| Directions |
Your task is to tally the lines of the listing containing the word "that" and report the figure alone.

| Input data |

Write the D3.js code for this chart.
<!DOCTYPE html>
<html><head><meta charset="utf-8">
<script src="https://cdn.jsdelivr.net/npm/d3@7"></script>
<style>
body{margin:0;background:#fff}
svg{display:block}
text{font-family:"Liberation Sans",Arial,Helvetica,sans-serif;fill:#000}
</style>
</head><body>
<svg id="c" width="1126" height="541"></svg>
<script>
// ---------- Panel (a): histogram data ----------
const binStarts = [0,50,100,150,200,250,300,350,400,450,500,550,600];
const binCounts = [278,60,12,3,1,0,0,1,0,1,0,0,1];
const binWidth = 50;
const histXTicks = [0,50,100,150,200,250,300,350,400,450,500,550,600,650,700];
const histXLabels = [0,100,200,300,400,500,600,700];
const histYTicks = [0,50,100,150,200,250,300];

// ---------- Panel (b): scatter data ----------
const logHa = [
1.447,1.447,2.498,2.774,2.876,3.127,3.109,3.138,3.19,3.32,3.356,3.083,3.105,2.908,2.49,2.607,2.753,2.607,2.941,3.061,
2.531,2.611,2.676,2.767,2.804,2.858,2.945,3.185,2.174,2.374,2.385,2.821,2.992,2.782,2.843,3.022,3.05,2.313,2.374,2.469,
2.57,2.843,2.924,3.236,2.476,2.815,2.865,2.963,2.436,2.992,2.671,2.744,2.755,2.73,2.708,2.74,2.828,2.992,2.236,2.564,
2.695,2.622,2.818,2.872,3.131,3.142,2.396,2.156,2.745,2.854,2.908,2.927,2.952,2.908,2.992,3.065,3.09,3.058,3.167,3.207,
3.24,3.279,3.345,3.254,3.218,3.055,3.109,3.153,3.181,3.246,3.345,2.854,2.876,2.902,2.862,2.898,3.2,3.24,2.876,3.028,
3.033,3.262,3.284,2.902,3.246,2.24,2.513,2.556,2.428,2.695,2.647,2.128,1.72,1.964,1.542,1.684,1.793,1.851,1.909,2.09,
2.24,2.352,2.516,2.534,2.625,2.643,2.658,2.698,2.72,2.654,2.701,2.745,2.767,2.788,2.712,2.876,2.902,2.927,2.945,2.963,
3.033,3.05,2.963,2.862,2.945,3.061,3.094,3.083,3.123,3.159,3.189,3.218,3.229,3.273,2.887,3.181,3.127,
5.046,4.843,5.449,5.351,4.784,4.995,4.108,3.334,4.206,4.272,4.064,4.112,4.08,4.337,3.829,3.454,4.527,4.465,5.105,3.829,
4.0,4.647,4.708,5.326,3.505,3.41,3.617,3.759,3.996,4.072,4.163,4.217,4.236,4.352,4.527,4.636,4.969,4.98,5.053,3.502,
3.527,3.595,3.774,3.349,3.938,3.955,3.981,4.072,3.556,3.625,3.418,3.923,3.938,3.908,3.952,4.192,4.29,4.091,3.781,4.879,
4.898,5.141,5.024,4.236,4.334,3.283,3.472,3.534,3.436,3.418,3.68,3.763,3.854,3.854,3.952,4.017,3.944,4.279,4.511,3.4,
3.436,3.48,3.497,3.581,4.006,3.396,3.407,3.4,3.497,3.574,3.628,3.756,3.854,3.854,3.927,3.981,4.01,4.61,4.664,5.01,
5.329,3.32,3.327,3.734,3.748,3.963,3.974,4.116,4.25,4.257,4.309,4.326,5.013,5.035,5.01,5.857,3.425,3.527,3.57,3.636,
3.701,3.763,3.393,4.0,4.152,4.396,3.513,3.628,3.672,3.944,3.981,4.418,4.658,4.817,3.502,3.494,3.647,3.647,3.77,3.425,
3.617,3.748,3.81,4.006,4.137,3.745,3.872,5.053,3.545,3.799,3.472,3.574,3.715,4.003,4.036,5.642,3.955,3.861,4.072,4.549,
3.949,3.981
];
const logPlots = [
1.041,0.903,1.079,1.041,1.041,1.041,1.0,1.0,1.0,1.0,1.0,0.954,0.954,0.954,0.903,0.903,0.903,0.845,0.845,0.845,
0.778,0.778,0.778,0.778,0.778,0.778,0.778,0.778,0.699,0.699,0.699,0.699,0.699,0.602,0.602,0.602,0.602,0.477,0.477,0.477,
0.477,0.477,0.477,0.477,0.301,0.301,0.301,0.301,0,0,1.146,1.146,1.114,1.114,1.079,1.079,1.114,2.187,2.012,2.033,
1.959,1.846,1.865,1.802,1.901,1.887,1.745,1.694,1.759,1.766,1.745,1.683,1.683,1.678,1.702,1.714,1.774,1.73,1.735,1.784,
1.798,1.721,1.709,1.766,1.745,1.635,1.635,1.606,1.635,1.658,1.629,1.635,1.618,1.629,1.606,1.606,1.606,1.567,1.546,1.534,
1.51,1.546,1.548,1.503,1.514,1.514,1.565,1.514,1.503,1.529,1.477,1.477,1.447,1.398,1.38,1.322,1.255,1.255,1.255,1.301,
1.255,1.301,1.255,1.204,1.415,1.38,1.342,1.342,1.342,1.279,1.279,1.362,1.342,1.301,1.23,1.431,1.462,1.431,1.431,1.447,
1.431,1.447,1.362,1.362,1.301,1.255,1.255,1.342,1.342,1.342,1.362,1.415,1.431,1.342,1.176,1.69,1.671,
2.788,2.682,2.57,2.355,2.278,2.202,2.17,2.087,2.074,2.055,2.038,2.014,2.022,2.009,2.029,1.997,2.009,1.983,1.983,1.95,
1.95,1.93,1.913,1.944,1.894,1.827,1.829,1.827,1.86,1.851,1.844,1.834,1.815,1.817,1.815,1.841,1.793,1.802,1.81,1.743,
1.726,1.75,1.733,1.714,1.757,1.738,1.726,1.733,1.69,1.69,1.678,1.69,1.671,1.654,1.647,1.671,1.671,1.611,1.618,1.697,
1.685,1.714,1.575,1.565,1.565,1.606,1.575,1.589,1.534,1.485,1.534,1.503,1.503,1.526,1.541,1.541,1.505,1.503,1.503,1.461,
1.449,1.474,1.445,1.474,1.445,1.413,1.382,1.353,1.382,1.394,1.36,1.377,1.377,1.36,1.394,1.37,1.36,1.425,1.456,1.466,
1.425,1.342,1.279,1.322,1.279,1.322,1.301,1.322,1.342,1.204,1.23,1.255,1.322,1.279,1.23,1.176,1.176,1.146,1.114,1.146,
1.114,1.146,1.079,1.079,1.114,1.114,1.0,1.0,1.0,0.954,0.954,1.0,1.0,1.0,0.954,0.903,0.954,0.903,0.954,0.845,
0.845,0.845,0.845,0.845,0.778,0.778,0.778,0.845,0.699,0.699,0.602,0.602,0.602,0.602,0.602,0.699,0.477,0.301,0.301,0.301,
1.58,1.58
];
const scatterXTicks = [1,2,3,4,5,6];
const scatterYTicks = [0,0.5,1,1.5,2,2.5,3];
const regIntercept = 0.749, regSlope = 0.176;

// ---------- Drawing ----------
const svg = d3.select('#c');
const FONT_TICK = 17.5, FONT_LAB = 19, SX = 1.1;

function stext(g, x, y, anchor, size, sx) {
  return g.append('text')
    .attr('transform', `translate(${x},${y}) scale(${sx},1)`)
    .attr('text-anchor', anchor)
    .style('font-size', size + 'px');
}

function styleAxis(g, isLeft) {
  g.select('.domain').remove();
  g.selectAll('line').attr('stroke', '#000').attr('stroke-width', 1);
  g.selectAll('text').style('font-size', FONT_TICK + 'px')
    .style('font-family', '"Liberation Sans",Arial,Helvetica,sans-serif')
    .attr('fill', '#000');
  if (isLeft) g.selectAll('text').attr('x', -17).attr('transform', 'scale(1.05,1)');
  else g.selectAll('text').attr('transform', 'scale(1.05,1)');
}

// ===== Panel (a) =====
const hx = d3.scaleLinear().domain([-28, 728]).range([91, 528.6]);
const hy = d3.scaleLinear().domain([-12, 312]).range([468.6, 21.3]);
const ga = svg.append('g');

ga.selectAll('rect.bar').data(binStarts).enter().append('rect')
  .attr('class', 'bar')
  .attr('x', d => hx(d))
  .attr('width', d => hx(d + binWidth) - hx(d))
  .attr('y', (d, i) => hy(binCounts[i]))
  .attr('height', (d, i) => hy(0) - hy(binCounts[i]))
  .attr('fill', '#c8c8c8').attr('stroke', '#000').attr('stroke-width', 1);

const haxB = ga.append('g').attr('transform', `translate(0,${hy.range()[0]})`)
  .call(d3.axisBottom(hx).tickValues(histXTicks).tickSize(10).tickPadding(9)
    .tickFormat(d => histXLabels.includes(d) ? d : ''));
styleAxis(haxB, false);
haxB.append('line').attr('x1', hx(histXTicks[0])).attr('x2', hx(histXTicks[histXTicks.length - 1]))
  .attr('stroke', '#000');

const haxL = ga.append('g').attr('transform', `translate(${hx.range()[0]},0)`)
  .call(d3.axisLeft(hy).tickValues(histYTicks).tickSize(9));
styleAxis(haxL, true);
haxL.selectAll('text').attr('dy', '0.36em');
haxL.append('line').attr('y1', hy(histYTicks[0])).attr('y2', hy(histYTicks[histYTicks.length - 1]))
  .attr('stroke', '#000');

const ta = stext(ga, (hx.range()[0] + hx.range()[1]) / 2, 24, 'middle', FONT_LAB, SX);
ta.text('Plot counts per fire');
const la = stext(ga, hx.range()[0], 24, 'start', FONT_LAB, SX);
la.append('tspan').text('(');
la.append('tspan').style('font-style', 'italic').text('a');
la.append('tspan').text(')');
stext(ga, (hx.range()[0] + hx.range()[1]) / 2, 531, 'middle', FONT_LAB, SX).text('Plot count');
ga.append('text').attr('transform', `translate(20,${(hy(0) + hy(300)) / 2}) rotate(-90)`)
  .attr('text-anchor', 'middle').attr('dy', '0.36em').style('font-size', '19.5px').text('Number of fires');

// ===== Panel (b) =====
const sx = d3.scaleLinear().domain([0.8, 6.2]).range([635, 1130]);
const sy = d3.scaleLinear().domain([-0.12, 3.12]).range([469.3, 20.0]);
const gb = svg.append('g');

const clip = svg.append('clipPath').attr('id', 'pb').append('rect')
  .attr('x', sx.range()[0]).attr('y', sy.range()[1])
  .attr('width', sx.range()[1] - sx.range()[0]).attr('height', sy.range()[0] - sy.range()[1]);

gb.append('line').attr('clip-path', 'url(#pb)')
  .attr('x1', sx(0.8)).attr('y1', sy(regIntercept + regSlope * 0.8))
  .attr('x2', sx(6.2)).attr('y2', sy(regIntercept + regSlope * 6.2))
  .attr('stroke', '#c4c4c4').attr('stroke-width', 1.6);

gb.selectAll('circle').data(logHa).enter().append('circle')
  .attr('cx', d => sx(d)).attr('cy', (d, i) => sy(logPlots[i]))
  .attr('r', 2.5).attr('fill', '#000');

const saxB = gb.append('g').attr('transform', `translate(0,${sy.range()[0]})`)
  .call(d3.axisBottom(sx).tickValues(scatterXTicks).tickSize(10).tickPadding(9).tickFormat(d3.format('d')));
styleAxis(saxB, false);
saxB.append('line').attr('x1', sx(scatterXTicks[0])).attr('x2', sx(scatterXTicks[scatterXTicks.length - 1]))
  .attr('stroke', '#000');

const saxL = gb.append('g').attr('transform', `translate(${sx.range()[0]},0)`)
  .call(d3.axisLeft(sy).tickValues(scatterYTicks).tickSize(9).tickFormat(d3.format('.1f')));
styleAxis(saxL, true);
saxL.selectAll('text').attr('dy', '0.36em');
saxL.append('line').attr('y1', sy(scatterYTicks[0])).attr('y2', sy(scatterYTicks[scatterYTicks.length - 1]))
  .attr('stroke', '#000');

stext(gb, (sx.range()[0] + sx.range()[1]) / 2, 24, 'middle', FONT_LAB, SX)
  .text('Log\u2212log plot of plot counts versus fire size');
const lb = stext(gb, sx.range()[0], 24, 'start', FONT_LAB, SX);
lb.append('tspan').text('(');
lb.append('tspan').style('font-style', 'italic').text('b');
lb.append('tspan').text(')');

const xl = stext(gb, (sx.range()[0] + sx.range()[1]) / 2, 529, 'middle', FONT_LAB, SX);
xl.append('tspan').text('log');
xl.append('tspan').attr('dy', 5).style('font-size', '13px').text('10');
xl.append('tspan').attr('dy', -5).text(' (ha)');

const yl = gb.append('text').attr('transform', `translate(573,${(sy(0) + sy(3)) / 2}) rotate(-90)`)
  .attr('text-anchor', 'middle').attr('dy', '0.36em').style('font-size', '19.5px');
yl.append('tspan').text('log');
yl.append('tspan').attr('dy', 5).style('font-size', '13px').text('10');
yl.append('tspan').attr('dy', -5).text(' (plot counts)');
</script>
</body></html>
* * *
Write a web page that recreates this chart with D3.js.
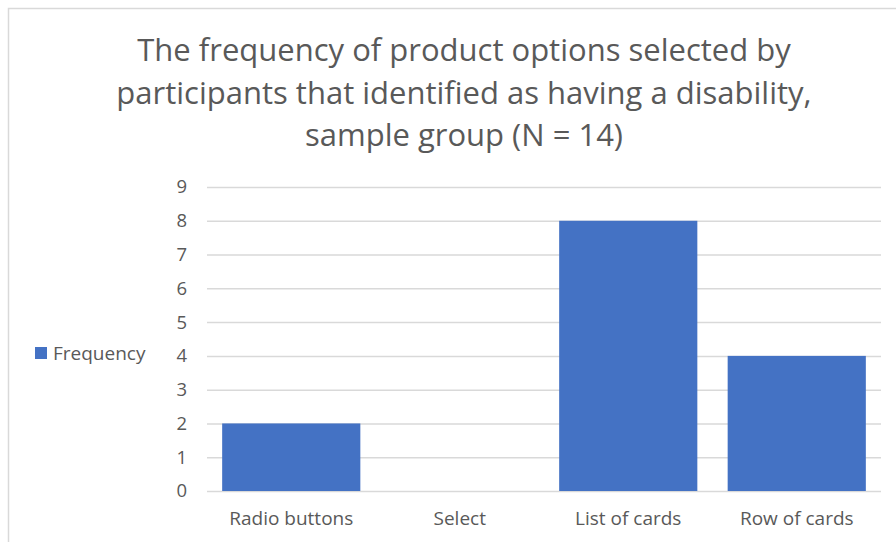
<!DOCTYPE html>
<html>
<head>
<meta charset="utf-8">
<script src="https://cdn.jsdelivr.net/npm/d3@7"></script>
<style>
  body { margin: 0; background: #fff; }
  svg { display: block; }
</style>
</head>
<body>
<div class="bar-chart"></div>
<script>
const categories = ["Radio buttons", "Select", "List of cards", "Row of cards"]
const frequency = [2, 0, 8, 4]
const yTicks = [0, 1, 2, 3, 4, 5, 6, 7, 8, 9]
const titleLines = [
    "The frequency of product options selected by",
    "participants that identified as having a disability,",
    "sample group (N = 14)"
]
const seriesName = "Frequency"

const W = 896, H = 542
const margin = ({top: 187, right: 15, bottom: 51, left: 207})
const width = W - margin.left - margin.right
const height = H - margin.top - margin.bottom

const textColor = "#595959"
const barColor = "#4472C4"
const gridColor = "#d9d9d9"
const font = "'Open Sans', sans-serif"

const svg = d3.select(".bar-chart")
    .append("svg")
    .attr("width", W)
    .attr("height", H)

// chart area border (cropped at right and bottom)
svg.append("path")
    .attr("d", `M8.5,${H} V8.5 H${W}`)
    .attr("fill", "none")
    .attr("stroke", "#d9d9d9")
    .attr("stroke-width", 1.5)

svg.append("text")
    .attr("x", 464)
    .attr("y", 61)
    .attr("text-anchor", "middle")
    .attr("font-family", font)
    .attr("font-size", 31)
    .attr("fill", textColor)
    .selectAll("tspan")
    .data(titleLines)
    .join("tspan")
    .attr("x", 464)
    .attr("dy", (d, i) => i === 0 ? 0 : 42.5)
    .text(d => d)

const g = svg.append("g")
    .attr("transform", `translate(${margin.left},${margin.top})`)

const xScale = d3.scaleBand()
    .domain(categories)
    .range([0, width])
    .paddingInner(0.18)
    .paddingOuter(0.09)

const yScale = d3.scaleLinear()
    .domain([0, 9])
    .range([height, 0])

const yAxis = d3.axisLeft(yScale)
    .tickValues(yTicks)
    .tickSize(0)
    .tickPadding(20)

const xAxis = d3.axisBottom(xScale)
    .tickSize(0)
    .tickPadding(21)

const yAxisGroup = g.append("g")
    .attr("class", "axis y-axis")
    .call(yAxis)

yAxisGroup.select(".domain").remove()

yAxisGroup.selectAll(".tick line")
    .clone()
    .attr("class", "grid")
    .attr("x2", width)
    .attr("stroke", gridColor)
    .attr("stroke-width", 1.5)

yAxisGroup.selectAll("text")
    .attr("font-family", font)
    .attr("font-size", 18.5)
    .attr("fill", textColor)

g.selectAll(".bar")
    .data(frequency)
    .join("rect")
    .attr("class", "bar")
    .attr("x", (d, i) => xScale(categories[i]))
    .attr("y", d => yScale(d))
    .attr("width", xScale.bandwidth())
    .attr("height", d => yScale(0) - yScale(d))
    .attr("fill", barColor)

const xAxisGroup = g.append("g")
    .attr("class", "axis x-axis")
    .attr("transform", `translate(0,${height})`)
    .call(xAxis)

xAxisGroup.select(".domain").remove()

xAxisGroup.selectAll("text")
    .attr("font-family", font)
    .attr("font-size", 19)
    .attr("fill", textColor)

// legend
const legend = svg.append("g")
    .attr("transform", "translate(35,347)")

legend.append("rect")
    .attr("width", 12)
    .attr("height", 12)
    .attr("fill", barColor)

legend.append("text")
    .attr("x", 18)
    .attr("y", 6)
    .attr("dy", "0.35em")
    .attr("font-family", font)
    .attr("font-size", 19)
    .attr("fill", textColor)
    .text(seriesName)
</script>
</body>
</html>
==
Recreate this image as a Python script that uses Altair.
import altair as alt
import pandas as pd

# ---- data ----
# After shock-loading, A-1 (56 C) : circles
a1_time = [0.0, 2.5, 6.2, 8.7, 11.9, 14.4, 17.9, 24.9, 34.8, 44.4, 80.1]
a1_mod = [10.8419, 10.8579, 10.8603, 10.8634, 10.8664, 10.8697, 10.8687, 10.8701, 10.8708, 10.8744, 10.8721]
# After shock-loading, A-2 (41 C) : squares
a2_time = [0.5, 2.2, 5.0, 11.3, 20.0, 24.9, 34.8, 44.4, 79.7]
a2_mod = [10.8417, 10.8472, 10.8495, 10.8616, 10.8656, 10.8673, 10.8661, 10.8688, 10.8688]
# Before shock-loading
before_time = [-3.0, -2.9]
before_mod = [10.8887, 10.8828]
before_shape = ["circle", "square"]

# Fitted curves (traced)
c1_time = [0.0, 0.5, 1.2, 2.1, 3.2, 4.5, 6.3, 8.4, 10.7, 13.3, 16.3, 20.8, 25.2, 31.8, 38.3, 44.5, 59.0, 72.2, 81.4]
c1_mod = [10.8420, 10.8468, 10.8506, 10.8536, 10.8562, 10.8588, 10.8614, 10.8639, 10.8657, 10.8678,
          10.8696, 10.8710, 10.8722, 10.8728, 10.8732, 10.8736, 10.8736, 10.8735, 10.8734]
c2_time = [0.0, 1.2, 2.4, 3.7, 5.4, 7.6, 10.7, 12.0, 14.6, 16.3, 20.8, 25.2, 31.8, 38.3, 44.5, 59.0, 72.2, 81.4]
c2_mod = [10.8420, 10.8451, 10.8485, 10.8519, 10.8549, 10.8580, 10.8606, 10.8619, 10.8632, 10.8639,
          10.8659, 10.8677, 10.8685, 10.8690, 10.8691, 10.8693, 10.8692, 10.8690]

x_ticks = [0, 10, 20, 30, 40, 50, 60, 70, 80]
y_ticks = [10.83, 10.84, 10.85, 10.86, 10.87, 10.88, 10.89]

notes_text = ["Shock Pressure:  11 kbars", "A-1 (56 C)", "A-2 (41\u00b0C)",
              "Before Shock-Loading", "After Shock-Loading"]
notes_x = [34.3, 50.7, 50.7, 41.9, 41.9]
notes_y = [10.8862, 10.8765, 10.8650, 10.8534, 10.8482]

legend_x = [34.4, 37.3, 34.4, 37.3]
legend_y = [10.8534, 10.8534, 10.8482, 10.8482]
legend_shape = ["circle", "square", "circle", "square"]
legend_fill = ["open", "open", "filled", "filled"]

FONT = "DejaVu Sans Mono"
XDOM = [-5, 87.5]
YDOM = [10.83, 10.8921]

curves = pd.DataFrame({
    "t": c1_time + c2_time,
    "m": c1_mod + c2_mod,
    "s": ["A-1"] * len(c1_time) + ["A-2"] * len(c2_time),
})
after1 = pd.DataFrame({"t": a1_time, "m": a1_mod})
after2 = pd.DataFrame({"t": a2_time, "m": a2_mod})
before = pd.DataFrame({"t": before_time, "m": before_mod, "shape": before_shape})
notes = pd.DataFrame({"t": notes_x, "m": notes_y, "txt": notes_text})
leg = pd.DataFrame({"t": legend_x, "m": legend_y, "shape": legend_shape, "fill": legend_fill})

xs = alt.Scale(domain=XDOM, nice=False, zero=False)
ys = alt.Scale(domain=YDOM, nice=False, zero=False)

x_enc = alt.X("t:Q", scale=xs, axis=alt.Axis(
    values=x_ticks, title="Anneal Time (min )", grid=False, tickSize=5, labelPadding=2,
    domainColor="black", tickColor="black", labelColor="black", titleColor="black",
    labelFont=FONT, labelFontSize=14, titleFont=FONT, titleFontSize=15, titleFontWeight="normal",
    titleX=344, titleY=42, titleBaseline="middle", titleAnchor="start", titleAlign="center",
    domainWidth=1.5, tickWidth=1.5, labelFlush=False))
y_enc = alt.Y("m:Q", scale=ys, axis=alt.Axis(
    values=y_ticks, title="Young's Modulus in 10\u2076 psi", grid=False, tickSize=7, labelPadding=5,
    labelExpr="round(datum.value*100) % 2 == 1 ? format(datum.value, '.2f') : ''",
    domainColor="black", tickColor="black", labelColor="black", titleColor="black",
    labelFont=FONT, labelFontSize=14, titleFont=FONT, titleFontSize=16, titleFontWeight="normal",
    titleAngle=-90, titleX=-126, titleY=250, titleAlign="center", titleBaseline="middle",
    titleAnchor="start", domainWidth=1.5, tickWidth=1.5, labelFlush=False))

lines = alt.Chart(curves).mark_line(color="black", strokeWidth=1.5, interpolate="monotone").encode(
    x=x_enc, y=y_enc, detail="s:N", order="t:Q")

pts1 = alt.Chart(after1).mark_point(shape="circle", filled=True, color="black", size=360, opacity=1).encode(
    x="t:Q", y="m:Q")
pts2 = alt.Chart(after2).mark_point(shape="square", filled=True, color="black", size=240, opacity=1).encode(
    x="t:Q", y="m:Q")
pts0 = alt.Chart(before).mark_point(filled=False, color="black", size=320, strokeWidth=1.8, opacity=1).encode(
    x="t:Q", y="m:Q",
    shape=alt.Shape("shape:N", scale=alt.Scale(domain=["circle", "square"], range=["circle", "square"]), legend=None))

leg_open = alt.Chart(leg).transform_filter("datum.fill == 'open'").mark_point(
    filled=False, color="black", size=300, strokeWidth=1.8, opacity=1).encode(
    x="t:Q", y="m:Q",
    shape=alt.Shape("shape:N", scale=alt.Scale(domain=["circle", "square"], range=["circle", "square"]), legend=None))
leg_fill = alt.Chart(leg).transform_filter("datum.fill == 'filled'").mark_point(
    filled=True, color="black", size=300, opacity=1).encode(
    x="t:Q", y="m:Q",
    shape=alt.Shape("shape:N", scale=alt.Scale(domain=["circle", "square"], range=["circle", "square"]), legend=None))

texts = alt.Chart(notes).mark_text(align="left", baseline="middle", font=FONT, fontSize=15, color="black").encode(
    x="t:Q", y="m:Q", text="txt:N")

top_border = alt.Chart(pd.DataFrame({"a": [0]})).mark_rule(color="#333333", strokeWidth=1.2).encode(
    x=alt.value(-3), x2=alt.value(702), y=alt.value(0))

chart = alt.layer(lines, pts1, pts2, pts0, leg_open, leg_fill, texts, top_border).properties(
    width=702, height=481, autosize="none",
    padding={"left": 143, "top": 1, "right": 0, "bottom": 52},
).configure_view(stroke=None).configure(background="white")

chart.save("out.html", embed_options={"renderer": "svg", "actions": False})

| Result below |
3